Даже в 90-е годы несмотря на то, что Россия была крайне ослаблена, а её президент Борис Ельцин придерживался в основном прозападной политики, страх перед возрождением России преобладал. Чтобы этого избежать, нужно было не позволить России окрепнуть, держать её подальше путём западной интеграции бывших советских республик и восточноевропейских соседей и, по возможности, втянуть её в азиатские конфликты.
Уже тогда Украине отводилась особая роль. По словам Бжезинского, «Украина – новое и важное пространство на евразийской шахматной доске, геополитическая ось вращения и центр тяжести, поскольку одно лишь её существование как независимого государства способствует преобразованию России. Без Украины Россия больше не является евразийской державой. Тем не менее, она может стремиться к статусу империи, но тогда, вероятно, станет преимущественно азиатским государством, вовлечённым во все мучительные конфликты с бунтующими жителями Центральной Азии, не желающими мириться с утратой недавно обретённой независимости своих стран и получающими поддержку от других исламских государств на юге»27.
Бжезинский считал, что любая демократизация и экономический рост России при поддержке Запада неблагоприятны для США, поскольку всё это, как полагал стратег, вновь подстегнёт великодержавные амбиции России и позволит ей конкурировать с западным миром, а точнее с Соединёнными Штатами.
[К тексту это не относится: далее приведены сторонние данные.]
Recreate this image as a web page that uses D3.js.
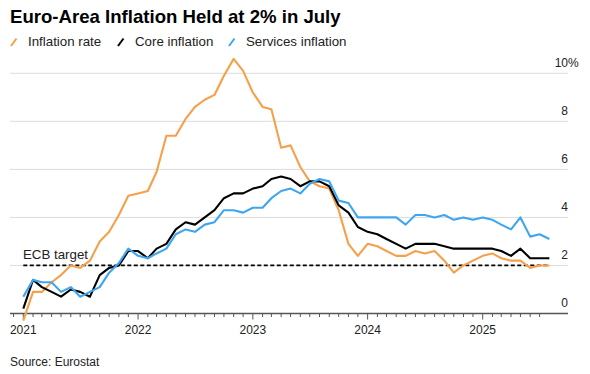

Средство против этого нашлось: бывшие части Советского Союза и блока советских государств следует стравить друг с другом. Но политический стратег пошел ещё дальше, коснувшись отношений Германии и России. «И Франция, и Германия недостаточно сильны, чтобы строить Европу согласно своим представлениям или решать с Россией вопросы, связанные с определением географических границ Европы. Это требует энергичных, сосредоточенных и решительных действий Америки, особенно по отношению к немцам, с тем чтобы определить размеры Европы и справиться с такими щекотливыми – особенно для России – проблемами, как возможный статус прибалтийских государств и Украины внутри союза европейских государств»28.
Такое заявление согласуется с названием книги Бжезинского, которое в оригинале звучит как «The Grand Chessboard» («Великая шахматная доска»): государства подобны шахматным фигурам в руках глобального игрока, США.
Всё верно, решающее значение для ситуации имели и имеют не только немецкие интересы. Скорее следует задаться вопросом о политическом значении немецкого государства или государств, об их обязательствах и заботе о собственных, отнюдь не скромных и не оборонительных интересах. Это имело значение 100 лет назад, важно и сегодня.